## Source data

━━━

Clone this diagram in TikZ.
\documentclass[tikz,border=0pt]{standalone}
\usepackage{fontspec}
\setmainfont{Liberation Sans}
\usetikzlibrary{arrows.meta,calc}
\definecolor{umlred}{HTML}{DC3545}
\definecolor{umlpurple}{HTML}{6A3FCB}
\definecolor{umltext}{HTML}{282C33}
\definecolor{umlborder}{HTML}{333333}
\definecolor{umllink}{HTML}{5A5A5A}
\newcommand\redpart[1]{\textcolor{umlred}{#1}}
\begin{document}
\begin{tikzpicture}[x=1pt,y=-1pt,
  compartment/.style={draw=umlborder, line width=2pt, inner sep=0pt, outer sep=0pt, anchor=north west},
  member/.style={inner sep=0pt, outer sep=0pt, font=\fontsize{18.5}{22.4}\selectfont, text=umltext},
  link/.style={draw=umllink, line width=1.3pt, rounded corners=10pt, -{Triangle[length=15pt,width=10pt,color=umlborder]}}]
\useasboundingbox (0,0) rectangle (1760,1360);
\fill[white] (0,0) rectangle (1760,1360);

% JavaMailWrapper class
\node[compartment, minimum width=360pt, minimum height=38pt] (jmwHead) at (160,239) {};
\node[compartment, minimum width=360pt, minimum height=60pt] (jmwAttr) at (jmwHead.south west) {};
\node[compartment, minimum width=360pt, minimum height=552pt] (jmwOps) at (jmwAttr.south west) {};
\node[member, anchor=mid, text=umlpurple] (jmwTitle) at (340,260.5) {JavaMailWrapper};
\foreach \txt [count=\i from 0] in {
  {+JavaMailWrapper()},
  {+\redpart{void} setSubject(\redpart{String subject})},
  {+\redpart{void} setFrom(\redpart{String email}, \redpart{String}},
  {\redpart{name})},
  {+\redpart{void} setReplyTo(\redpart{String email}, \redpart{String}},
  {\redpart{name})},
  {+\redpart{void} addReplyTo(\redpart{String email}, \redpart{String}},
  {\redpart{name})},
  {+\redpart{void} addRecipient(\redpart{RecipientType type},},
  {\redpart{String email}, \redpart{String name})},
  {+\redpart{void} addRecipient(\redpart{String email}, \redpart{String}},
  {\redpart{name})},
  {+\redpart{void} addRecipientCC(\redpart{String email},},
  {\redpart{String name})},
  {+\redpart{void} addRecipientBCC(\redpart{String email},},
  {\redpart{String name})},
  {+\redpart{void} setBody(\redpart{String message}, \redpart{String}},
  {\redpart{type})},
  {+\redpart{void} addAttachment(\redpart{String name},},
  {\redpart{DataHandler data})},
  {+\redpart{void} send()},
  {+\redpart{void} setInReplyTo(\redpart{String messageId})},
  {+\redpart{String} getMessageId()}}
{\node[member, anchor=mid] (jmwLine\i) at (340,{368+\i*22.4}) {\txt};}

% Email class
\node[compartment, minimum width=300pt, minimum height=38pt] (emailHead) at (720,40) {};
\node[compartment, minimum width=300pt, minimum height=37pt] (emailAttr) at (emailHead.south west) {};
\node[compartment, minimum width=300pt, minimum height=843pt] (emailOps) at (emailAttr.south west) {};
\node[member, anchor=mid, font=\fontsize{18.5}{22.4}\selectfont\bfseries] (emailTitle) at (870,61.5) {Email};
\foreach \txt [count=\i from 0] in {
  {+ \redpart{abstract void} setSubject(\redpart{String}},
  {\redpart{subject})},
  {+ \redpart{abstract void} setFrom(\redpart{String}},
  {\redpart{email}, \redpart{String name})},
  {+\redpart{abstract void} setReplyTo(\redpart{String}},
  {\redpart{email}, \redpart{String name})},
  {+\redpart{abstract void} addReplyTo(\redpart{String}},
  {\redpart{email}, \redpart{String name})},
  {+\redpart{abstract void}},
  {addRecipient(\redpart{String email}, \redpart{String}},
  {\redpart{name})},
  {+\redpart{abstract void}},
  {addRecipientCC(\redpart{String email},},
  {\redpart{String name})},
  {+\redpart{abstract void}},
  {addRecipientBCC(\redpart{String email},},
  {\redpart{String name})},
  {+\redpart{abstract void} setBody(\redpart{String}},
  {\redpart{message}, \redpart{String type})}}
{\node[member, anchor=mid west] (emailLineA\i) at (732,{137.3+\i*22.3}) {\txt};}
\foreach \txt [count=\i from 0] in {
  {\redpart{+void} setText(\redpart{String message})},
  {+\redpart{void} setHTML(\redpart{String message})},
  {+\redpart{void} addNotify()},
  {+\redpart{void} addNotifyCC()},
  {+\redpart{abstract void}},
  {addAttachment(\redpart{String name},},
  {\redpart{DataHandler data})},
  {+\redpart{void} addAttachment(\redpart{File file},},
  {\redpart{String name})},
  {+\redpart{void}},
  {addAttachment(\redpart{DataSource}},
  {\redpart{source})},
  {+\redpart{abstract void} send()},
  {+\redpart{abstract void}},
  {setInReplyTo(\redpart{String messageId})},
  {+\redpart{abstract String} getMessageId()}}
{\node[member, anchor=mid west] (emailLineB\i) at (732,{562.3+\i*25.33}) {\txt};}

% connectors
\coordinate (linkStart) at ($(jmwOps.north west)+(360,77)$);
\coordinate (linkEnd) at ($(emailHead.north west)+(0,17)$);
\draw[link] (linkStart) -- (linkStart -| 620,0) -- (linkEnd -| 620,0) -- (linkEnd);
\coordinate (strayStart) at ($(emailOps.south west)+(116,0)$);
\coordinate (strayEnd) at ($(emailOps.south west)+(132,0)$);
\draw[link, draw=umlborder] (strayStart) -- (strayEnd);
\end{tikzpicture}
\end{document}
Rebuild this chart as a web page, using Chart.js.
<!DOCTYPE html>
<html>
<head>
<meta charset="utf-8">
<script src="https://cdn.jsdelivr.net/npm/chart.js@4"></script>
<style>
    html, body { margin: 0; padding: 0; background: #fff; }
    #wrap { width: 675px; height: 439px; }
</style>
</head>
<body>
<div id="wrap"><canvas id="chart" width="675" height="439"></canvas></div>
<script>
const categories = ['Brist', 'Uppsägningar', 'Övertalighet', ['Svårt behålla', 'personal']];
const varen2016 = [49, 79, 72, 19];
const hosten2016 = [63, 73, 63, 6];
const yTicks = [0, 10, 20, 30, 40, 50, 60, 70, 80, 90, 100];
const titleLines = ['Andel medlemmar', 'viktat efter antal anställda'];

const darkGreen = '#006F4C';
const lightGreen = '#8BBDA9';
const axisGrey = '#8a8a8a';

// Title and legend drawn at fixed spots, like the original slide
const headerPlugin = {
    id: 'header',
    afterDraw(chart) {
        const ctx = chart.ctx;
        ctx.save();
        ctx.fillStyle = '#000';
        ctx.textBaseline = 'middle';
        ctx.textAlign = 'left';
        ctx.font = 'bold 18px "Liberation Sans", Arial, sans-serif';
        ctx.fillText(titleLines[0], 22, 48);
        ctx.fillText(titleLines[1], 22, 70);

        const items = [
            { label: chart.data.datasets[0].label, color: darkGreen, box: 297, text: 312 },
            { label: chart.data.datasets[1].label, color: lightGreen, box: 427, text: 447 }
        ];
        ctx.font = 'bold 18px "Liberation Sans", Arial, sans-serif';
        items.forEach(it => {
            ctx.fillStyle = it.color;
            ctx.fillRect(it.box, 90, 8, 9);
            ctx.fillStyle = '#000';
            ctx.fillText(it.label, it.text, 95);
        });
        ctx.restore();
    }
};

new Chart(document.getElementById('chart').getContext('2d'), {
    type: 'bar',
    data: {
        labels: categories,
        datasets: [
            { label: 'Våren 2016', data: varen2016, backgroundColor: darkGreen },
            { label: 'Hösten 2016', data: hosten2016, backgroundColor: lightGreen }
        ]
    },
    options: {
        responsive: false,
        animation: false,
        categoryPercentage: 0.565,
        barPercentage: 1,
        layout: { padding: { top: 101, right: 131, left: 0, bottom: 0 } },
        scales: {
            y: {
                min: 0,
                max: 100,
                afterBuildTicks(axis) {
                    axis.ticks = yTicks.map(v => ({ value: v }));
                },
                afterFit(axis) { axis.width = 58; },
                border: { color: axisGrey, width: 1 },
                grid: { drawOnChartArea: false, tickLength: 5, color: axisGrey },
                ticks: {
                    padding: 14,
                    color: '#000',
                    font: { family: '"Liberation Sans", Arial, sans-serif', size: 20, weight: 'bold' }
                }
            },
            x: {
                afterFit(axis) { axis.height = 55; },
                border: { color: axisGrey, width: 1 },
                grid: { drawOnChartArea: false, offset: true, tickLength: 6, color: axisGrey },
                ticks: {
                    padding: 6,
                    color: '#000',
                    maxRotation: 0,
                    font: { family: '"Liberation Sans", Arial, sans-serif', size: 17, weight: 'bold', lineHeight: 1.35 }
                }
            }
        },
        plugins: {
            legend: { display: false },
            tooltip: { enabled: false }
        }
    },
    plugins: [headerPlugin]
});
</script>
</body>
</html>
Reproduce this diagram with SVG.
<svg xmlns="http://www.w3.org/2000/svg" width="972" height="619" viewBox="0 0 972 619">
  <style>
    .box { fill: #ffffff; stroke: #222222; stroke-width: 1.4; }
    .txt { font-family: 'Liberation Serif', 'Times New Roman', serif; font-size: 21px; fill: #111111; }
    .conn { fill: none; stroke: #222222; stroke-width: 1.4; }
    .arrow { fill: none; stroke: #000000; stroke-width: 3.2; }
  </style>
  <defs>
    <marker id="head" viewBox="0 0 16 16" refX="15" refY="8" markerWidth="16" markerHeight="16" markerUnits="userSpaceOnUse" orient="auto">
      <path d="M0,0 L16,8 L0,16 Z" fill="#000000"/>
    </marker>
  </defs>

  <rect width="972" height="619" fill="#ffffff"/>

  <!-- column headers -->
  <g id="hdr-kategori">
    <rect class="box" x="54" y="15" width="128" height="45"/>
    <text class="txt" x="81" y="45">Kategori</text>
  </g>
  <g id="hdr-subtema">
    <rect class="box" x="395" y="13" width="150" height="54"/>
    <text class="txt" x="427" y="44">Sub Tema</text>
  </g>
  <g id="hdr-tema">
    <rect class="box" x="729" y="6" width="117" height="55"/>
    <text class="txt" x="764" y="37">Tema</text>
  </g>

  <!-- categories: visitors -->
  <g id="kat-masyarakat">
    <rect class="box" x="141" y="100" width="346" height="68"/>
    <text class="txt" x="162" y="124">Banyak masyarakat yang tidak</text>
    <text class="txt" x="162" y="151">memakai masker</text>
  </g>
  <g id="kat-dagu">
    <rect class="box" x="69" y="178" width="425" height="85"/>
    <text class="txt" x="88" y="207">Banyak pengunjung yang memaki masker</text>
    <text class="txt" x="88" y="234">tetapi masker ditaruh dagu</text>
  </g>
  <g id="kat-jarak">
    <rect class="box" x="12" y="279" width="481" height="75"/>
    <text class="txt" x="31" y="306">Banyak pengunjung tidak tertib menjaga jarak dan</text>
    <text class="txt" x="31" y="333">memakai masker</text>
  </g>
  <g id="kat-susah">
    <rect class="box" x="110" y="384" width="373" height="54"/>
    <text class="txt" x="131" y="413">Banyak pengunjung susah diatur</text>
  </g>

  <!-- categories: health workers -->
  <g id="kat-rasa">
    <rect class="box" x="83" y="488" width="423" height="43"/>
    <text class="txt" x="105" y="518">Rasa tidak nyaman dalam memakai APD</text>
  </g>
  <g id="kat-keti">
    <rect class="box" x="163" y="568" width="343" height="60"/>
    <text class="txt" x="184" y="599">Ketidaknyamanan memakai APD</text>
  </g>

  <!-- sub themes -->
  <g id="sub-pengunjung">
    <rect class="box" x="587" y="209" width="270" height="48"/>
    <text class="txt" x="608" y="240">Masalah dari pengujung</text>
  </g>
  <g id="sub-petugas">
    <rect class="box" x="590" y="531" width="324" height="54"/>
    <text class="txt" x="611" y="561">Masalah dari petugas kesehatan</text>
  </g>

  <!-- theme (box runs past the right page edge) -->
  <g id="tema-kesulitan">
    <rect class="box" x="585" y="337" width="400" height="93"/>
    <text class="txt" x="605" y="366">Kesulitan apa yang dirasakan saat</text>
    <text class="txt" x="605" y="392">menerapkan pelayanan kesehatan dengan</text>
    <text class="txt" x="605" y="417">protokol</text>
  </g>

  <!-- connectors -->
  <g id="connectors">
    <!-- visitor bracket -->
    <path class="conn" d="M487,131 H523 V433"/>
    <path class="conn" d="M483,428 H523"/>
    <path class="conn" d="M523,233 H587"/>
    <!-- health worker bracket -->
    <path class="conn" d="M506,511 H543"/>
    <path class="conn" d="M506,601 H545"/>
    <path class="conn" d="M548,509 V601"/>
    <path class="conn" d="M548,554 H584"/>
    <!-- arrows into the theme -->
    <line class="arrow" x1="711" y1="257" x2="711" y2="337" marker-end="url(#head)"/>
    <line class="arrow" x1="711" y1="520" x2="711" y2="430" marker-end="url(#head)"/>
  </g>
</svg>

━━━

## DIRECTIVE
Report every line in the data above in which the word "diagram" appears.

## EXPECTED ANSWER
Clone this diagram in TikZ.
Reproduce this diagram with SVG.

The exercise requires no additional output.